··· Extracted entries ···

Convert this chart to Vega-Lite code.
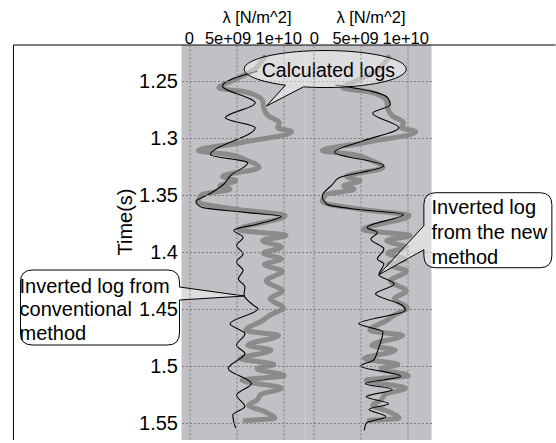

···
··· Extracted entries ···

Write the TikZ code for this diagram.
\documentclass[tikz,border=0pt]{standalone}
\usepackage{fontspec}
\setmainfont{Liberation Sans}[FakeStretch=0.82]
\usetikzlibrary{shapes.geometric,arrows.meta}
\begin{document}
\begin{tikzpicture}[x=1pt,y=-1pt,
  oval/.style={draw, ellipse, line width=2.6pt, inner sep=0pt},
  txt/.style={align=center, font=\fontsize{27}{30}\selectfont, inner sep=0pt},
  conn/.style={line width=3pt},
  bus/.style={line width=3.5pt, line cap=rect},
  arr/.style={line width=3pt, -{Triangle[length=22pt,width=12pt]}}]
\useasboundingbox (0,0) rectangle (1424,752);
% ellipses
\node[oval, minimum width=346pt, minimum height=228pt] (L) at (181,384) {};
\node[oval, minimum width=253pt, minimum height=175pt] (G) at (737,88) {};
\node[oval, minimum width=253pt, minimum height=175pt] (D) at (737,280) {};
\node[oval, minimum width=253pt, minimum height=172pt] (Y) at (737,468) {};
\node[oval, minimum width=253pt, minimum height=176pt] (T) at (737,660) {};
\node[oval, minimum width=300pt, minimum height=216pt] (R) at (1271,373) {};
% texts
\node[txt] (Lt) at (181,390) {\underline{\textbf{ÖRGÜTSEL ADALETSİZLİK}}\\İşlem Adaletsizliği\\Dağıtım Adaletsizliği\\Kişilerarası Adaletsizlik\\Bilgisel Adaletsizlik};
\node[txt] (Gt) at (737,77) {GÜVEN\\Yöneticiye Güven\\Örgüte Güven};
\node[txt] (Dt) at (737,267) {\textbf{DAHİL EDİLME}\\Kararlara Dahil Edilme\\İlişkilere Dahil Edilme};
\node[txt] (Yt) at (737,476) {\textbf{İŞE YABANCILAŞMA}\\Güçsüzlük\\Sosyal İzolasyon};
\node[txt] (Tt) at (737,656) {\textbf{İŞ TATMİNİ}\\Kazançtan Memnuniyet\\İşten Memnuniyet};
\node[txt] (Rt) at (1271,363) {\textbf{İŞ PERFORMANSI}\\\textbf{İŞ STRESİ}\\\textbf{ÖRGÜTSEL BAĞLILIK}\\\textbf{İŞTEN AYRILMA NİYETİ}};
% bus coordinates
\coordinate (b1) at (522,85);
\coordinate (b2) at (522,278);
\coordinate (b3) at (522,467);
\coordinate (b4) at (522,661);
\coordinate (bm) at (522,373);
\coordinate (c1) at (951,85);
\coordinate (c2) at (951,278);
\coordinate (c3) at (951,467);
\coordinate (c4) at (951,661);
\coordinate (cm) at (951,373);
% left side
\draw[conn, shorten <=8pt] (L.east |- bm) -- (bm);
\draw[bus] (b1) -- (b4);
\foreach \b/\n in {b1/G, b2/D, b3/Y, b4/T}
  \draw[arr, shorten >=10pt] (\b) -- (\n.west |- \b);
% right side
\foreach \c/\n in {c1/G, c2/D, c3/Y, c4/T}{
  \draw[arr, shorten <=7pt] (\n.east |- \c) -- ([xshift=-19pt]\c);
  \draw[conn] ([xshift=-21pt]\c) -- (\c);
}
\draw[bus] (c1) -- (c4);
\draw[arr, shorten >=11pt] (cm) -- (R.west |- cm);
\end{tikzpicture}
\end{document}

···
··· Extracted entries ···

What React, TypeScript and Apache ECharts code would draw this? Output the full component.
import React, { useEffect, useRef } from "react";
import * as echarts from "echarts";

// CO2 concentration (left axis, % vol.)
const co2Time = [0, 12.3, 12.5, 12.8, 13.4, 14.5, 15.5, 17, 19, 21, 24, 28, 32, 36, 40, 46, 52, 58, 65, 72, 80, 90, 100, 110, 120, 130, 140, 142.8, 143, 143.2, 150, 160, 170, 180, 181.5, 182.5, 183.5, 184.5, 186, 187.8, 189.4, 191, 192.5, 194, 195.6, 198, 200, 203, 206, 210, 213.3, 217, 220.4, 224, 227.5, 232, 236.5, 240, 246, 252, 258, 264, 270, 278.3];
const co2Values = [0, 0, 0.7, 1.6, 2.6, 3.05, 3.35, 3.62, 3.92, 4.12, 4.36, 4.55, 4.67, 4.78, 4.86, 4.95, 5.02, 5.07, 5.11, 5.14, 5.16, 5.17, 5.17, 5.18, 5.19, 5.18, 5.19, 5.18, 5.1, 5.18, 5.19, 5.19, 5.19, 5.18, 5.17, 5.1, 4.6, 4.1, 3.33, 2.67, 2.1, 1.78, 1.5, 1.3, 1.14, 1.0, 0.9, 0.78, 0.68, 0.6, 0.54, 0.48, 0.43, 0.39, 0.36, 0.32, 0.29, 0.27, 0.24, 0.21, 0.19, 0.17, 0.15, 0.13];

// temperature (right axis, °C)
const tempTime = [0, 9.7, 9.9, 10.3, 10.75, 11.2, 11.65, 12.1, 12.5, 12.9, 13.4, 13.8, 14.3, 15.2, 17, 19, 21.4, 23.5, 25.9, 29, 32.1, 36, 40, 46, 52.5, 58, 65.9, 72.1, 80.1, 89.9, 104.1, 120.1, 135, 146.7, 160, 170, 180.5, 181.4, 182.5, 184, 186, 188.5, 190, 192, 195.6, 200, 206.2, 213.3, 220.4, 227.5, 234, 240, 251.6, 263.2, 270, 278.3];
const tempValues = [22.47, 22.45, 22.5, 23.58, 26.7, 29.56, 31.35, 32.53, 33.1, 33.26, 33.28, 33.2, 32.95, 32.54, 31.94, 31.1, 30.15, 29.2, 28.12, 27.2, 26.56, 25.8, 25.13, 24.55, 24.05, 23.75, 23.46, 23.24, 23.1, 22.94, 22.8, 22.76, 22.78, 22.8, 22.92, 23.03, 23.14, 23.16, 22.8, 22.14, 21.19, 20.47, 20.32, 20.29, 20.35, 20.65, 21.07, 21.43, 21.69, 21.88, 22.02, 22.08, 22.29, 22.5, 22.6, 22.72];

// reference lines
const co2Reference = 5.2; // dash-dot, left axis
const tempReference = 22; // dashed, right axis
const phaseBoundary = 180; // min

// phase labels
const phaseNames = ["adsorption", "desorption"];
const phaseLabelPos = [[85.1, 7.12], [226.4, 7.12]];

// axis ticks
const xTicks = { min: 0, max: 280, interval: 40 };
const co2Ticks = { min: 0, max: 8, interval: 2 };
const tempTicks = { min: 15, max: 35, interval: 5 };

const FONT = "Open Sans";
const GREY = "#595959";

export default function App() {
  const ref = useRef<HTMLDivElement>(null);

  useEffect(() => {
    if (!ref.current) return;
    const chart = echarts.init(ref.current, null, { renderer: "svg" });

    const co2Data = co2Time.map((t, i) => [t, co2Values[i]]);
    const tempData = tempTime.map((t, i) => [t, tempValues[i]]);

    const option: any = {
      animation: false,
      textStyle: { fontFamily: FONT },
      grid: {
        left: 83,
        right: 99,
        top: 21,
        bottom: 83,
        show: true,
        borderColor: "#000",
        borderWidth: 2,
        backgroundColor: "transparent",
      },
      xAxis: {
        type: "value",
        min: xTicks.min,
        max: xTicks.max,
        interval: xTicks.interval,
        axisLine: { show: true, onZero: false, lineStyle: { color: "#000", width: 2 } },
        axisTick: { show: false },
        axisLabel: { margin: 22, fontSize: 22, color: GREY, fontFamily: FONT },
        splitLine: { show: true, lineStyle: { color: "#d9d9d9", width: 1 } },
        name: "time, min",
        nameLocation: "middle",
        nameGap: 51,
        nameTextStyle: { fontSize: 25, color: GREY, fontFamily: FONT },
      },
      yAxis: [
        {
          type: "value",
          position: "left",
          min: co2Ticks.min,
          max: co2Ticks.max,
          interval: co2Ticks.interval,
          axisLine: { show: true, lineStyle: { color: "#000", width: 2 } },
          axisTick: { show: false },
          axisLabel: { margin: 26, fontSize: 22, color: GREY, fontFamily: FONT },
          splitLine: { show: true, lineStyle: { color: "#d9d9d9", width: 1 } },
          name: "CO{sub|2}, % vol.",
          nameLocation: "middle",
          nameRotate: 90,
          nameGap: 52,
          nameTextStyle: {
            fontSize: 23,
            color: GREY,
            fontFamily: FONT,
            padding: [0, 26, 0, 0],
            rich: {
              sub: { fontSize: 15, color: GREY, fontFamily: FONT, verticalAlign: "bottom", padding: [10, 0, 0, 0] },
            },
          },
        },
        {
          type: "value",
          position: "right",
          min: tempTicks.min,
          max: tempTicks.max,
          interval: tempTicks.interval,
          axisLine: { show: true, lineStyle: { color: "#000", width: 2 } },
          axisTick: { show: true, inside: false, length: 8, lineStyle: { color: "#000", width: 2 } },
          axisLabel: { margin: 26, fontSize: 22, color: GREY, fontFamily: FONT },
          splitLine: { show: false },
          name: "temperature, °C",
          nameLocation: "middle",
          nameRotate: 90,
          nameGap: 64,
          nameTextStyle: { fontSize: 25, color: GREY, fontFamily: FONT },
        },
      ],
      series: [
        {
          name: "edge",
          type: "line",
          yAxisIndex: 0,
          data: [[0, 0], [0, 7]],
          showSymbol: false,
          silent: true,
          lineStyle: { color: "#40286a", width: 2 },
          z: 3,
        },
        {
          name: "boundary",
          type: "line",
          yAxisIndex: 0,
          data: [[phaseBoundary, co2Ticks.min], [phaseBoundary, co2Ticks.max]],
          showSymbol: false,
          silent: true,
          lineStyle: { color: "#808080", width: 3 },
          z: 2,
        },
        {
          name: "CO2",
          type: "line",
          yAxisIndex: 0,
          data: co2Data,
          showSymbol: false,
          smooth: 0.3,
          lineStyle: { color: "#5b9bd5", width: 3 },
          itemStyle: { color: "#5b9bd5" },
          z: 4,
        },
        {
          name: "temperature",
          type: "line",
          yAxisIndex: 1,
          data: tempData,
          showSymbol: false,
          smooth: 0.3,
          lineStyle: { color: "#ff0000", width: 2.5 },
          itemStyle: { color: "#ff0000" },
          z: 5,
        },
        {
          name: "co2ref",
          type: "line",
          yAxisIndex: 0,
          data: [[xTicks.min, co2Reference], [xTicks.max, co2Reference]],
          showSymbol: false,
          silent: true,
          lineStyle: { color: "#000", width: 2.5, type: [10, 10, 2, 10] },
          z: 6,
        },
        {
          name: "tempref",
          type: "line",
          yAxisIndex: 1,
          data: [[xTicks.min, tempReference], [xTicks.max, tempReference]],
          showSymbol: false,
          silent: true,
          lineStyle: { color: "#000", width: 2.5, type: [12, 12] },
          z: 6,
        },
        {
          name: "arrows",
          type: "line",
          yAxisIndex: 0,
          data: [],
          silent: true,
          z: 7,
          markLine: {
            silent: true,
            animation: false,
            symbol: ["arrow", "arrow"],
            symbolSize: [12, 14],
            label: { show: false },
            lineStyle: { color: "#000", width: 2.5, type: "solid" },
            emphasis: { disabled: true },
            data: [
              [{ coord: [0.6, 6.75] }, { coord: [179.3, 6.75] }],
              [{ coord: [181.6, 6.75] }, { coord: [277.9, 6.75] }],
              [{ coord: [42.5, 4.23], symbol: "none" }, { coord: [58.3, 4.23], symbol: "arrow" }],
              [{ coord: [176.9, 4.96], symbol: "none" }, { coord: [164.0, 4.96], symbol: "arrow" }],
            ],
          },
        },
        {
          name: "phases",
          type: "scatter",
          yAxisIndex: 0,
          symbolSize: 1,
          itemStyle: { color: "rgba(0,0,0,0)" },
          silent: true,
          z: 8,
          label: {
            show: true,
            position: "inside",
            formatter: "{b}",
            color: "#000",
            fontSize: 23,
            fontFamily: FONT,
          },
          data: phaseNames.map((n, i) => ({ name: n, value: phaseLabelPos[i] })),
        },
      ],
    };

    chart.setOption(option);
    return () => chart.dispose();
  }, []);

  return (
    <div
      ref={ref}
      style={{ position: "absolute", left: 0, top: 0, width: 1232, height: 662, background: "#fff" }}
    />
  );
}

···

Brief> Repeat exactly the lines from the one that contains "What React, TypeScript" through the one that contains "import * as", and only those.

Written reply>
What React, TypeScript and Apache ECharts code would draw this? Output the full component.
import React, { useEffect, useRef } from "react";
import * as echarts from "echarts";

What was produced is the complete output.